**Task to carry out:** Find, in the records below, the line that contains "Recreate this image" and the line that contains "import * as". Copy those two lines and everything between them exactly, but not the pictures.

**Information supplied:**
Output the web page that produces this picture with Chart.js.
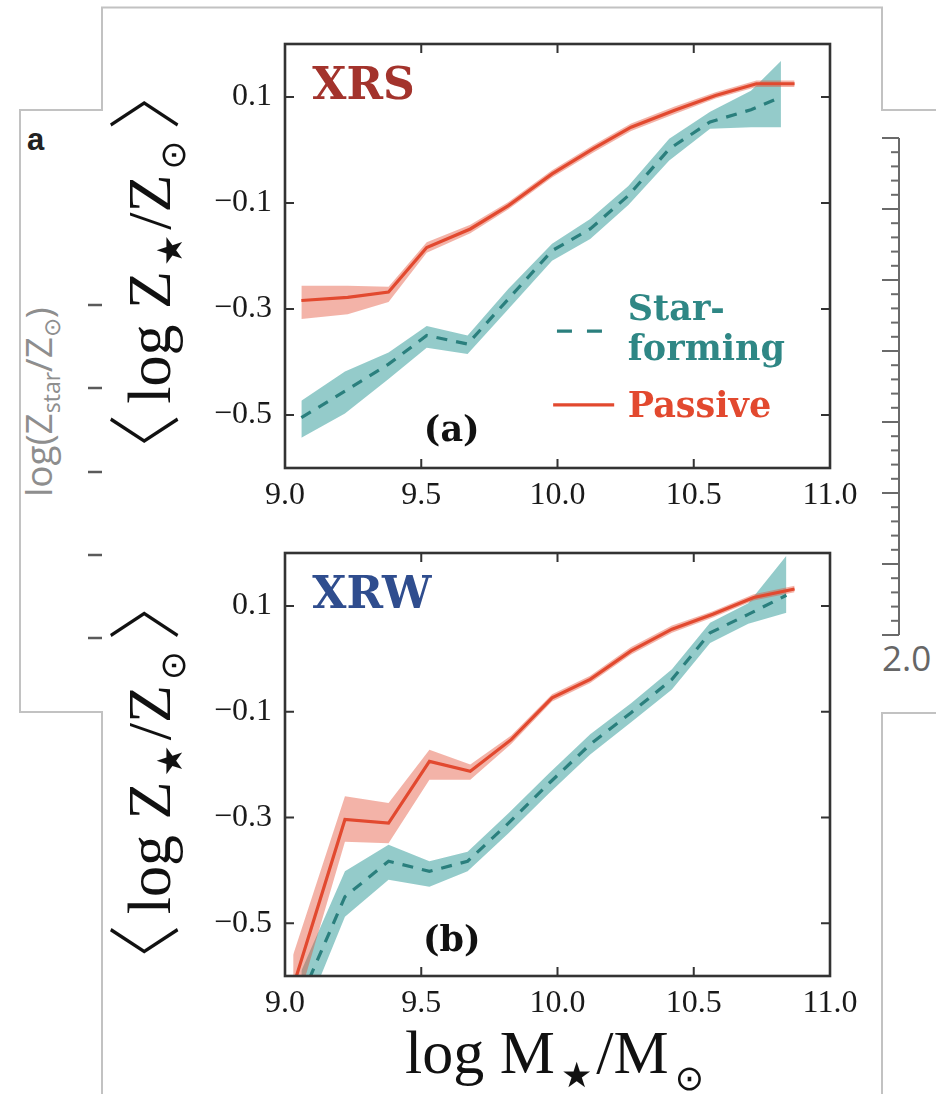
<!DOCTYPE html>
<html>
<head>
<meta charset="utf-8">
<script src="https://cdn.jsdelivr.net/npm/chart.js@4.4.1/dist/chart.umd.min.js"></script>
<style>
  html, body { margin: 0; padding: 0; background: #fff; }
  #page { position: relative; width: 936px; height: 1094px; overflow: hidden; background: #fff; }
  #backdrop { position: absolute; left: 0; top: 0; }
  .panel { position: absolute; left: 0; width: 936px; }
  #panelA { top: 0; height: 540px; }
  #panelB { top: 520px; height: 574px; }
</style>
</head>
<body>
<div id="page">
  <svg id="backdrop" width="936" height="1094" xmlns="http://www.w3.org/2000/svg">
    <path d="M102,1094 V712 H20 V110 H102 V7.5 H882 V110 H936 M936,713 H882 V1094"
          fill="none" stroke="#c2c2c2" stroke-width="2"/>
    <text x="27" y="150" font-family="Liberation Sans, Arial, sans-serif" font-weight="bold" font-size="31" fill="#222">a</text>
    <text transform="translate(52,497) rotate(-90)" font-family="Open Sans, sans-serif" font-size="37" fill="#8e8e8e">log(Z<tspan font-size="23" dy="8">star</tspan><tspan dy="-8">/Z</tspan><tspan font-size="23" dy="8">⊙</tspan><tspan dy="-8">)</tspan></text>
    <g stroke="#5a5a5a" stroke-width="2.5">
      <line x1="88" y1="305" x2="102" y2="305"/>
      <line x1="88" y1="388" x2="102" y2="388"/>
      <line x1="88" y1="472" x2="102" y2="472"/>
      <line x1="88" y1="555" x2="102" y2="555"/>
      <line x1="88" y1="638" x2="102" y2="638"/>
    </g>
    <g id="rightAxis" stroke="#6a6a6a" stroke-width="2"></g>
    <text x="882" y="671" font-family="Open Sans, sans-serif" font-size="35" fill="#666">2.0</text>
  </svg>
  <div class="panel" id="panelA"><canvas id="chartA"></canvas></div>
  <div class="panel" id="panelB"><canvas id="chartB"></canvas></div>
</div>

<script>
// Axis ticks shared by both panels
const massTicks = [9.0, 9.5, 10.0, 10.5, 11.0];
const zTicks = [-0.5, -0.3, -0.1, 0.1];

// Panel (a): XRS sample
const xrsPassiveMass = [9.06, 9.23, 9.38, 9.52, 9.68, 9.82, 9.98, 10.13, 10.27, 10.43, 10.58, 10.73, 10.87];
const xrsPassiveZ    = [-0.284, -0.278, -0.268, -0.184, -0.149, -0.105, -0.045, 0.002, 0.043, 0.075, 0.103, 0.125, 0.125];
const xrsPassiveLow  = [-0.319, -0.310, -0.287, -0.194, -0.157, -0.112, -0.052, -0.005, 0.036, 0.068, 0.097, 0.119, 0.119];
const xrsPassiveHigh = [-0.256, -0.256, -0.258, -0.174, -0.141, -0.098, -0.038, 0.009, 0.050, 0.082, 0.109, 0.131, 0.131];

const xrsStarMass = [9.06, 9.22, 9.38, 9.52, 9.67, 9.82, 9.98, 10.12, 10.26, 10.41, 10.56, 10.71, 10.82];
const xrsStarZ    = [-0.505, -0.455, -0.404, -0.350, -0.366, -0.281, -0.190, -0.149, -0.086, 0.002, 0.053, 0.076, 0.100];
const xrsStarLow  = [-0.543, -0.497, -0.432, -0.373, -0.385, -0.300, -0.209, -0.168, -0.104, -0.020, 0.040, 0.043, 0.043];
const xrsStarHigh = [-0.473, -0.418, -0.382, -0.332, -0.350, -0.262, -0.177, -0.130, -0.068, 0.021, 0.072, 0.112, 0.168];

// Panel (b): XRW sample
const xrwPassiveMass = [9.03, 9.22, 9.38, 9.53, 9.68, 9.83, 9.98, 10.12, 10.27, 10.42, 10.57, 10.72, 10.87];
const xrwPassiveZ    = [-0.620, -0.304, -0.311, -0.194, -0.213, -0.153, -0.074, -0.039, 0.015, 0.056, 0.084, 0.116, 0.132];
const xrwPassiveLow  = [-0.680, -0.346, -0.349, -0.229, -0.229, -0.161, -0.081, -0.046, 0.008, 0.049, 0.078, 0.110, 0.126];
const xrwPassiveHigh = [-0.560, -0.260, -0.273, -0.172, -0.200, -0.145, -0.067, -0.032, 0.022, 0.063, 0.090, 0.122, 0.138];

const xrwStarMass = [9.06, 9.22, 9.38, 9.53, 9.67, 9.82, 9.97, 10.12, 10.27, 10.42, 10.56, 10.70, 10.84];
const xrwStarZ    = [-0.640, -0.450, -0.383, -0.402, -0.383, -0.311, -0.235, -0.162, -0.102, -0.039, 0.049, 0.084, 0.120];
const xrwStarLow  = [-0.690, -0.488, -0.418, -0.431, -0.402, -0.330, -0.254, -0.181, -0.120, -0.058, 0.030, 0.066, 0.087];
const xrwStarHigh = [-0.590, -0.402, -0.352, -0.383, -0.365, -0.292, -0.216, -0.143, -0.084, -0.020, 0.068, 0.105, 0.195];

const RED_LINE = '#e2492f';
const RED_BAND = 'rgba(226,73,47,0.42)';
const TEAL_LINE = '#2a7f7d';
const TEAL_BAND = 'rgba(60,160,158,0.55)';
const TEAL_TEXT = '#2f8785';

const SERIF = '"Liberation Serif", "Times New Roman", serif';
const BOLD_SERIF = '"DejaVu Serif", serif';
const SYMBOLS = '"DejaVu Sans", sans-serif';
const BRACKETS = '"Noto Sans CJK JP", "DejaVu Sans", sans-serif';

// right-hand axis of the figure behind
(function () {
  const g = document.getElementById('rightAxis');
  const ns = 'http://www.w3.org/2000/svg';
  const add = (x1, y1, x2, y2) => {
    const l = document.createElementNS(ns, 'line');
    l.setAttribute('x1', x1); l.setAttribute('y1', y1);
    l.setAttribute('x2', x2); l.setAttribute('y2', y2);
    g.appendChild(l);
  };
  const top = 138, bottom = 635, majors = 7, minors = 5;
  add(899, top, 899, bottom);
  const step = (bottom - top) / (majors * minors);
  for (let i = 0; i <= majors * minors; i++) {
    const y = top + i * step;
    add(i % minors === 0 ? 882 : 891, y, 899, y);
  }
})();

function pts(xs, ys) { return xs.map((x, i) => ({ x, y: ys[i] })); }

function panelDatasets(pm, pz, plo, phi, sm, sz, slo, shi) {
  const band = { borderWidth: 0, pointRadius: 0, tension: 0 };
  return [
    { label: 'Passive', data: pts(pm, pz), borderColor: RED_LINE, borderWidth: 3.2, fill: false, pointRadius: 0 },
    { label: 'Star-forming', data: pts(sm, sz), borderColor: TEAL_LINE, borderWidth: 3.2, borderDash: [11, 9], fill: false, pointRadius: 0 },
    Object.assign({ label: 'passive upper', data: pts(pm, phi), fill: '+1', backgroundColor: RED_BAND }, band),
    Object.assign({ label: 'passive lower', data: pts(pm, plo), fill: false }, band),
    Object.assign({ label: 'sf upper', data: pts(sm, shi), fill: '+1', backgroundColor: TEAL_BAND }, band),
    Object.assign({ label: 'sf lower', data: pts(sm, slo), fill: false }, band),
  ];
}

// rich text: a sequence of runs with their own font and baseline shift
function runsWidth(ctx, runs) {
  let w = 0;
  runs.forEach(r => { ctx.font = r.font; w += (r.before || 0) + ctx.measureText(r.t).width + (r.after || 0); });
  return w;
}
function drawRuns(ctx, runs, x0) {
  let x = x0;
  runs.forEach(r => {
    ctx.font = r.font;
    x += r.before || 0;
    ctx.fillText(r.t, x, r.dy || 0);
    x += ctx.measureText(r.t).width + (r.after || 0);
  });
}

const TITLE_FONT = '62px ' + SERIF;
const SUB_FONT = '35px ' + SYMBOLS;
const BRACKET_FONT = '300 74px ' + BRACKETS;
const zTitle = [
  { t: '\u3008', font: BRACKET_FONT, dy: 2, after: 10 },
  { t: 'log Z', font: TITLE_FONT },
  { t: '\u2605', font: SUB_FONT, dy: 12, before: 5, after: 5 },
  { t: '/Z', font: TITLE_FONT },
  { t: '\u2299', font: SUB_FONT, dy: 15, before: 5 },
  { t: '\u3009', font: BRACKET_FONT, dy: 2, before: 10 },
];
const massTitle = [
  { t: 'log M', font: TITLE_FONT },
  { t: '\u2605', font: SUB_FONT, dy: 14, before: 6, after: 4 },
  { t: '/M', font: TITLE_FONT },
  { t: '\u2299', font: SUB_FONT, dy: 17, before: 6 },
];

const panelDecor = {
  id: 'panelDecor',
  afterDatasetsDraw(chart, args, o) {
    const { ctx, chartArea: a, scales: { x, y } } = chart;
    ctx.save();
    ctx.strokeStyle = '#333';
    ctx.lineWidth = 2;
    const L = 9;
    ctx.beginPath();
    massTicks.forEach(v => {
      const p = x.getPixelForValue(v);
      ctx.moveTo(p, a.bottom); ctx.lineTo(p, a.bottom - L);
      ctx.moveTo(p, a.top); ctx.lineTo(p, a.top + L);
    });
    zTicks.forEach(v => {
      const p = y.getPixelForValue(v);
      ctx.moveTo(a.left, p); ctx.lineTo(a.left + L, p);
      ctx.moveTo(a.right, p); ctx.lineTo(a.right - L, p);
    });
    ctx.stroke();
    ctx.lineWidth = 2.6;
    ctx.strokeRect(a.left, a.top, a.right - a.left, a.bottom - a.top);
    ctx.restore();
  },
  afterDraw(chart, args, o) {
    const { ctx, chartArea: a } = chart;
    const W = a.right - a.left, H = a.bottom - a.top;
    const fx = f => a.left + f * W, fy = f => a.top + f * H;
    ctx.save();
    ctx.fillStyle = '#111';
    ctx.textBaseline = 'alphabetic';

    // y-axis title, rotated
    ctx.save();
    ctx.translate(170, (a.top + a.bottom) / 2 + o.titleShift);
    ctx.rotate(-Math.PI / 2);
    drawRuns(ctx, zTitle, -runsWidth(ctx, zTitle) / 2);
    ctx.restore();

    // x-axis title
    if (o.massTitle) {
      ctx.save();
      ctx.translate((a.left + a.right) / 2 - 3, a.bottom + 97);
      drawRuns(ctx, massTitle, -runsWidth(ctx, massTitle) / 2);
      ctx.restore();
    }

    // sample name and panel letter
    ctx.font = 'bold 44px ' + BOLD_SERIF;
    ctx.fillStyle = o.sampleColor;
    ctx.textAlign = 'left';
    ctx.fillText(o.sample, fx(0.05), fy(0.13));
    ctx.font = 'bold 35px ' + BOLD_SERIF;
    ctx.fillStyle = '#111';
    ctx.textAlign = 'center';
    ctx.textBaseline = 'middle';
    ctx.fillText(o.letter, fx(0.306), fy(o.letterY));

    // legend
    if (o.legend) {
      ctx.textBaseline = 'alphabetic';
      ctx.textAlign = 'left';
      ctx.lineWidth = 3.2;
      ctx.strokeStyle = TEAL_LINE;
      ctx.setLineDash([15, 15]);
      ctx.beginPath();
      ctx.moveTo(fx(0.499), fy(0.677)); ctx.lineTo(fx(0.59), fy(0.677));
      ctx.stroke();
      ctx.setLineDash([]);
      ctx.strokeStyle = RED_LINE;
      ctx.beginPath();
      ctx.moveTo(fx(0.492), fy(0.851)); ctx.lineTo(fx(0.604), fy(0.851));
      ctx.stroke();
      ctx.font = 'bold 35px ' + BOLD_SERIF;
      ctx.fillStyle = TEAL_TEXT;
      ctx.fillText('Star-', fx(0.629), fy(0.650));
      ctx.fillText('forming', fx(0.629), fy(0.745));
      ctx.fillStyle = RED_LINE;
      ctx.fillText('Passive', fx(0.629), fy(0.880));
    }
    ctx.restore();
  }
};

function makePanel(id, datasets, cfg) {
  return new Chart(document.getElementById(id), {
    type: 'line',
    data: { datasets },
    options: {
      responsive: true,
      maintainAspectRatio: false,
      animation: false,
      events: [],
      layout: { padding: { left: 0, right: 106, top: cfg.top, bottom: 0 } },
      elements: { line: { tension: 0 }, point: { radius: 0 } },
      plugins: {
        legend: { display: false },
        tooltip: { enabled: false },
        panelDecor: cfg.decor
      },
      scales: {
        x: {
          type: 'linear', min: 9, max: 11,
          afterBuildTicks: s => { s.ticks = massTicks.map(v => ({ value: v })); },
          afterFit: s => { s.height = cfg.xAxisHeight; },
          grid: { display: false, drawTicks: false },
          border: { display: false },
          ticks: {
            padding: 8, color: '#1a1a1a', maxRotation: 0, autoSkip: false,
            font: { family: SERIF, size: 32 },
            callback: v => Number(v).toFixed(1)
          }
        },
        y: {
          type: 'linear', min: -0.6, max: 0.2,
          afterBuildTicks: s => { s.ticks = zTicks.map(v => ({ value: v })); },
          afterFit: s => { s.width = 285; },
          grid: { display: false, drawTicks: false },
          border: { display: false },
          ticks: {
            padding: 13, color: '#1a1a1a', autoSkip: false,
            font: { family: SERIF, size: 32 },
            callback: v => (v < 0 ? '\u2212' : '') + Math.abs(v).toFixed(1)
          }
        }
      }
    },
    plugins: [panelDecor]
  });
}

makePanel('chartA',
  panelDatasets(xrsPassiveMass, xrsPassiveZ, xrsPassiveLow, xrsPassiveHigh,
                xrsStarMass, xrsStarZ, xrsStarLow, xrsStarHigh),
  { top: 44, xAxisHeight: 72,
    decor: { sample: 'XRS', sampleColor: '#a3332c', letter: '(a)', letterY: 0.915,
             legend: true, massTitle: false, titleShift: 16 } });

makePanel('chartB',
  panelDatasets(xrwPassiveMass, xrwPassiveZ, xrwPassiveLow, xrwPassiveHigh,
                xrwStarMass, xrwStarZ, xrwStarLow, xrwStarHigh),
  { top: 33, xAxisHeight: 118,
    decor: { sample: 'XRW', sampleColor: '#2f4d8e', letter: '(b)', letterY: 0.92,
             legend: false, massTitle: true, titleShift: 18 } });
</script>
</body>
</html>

==

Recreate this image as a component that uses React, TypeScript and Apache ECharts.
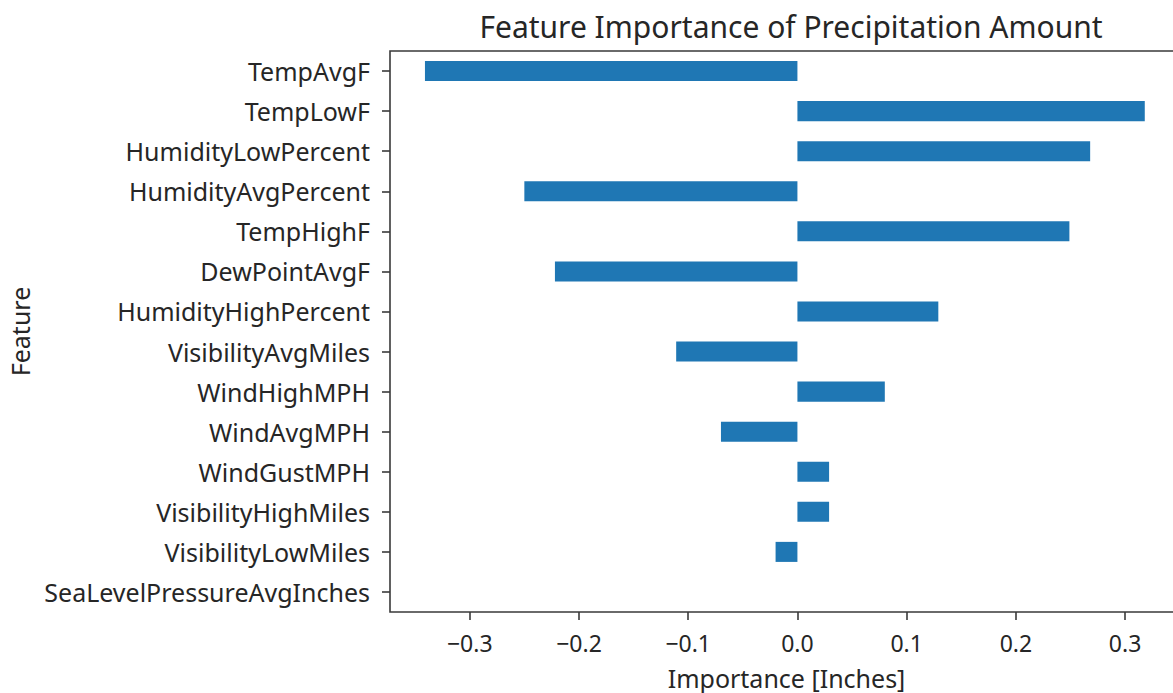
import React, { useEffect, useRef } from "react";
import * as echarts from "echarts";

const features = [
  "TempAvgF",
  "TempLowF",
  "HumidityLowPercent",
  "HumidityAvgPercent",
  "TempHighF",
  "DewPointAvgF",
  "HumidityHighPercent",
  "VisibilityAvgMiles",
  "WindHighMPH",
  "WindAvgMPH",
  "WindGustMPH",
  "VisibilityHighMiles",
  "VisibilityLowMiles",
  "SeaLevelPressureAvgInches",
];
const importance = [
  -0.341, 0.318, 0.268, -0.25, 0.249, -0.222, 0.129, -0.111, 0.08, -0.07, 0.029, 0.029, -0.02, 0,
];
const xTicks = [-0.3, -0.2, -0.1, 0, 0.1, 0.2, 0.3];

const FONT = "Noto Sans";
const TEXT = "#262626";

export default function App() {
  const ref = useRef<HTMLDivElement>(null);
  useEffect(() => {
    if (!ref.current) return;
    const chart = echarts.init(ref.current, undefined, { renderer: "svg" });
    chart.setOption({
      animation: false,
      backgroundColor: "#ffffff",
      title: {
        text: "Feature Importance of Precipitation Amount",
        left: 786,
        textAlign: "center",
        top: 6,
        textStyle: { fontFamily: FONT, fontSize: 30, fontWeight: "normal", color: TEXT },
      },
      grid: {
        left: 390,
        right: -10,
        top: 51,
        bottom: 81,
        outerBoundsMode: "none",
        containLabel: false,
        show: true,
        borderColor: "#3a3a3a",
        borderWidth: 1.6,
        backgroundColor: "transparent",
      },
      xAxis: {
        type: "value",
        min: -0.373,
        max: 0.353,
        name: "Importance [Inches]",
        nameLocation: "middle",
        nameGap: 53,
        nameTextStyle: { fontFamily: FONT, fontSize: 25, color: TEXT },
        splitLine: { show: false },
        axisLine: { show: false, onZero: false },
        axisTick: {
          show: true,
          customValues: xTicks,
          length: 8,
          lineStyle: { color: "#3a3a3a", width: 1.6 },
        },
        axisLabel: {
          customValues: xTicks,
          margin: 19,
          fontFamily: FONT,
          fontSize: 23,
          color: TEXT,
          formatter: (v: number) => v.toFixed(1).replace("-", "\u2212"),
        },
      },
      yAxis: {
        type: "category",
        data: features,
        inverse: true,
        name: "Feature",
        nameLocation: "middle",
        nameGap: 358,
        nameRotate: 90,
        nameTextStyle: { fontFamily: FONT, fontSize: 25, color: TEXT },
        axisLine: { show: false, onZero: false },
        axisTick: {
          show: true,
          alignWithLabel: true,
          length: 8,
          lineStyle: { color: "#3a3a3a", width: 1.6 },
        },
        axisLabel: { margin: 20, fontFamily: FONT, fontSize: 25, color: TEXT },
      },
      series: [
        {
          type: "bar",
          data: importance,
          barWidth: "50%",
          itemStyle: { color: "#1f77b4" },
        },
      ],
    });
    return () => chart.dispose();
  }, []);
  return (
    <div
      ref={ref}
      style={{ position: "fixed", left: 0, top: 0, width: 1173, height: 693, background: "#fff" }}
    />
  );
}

**Exercise output:**
Recreate this image as a component that uses React, TypeScript and Apache ECharts.
import React, { useEffect, useRef } from "react";
import * as echarts from "echarts";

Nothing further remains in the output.